▸ **DATA TO USE**:
** START **

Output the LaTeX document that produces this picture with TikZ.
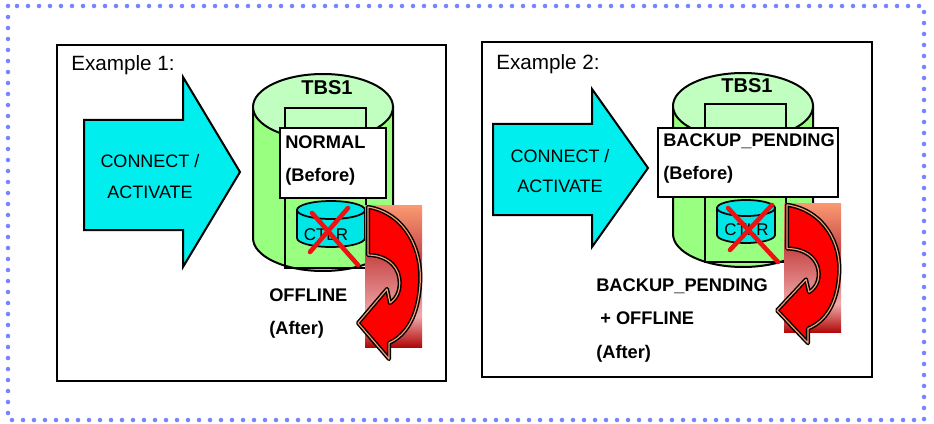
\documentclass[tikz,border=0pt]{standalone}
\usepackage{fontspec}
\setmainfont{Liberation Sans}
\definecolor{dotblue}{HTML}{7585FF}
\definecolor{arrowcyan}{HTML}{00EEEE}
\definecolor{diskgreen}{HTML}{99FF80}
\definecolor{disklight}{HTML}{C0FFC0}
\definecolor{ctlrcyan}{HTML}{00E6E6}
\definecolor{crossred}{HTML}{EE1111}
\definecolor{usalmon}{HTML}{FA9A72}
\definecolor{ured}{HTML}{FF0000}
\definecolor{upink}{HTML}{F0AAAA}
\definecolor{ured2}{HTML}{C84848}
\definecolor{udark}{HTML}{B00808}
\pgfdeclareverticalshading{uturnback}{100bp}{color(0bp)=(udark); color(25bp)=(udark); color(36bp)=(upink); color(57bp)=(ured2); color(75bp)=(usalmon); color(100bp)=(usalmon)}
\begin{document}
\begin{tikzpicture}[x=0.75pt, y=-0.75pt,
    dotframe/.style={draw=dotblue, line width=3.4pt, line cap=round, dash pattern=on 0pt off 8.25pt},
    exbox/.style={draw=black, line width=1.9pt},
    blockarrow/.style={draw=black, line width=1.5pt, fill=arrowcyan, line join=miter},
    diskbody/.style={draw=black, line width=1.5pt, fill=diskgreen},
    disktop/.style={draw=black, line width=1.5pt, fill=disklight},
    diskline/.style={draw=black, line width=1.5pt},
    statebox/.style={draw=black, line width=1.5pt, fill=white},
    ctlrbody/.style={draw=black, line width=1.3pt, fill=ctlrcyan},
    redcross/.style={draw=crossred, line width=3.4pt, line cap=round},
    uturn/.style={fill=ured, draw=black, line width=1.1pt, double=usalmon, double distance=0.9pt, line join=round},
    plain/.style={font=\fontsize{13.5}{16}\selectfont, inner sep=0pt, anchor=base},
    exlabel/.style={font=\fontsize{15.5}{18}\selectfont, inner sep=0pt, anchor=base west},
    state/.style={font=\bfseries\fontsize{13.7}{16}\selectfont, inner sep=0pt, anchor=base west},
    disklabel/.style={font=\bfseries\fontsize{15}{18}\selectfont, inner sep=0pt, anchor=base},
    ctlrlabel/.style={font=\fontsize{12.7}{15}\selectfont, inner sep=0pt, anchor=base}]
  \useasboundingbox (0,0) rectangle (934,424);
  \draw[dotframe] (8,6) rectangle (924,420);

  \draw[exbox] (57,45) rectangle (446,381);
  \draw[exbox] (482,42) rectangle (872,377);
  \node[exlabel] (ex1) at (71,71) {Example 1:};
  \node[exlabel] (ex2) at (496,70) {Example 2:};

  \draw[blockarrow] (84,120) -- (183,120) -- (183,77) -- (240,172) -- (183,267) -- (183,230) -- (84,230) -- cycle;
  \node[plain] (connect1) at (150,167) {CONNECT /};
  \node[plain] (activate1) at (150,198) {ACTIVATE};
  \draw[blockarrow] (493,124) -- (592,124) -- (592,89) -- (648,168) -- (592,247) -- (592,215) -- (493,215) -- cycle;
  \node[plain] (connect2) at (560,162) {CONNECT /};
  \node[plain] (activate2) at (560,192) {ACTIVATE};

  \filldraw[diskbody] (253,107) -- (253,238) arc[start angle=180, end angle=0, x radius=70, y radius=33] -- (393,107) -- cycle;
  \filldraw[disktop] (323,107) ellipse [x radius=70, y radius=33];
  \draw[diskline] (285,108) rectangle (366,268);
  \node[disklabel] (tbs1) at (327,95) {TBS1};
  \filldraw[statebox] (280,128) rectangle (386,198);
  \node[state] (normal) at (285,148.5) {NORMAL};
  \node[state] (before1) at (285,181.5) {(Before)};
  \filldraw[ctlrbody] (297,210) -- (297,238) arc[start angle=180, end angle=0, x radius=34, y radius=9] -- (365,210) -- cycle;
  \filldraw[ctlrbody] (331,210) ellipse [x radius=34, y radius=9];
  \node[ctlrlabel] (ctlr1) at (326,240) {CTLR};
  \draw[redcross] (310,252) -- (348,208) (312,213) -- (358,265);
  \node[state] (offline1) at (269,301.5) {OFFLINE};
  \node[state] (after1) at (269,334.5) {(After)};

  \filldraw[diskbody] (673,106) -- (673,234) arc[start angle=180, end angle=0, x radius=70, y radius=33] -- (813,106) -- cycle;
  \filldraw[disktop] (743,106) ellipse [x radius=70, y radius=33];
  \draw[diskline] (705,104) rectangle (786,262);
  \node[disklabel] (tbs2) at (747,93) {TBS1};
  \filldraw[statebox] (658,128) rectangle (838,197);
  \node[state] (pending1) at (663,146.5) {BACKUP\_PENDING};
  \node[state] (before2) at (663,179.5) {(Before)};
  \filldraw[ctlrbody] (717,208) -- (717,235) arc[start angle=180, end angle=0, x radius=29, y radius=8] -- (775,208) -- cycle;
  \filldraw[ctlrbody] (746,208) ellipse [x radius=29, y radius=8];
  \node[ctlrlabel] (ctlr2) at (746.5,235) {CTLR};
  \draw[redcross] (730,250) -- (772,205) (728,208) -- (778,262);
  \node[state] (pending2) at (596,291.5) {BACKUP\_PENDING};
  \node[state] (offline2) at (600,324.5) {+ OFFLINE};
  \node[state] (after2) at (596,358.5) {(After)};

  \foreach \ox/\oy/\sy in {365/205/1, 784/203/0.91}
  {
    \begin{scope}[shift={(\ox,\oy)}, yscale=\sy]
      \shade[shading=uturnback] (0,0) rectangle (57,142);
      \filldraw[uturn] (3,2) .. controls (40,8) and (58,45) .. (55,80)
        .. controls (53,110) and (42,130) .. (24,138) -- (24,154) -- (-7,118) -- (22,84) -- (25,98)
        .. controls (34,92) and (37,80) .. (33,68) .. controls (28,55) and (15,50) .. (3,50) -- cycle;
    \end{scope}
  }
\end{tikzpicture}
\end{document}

** END **
** START **

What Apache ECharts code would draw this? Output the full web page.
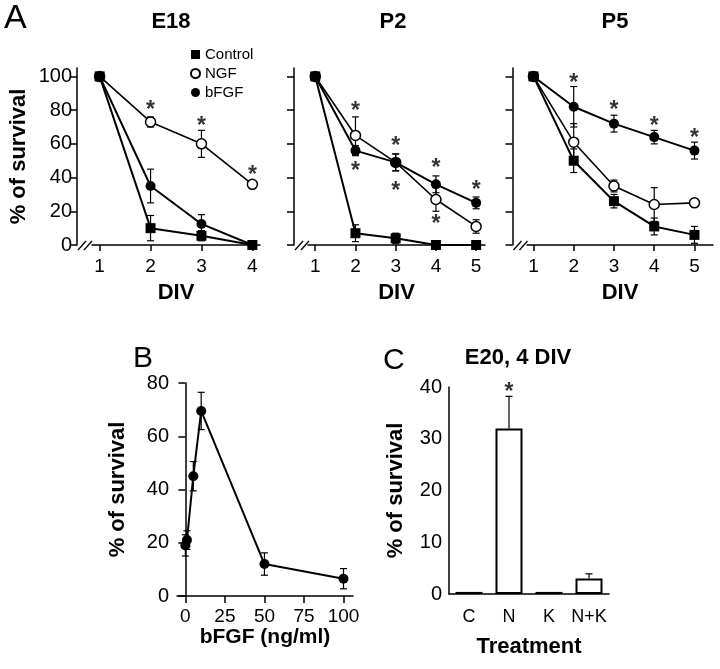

** END **

▸ **TASK STATEMENT**:
Give only the number of lines in the entries above that hold the string "Output".

▸ **REPLY TO THE TASK**:
2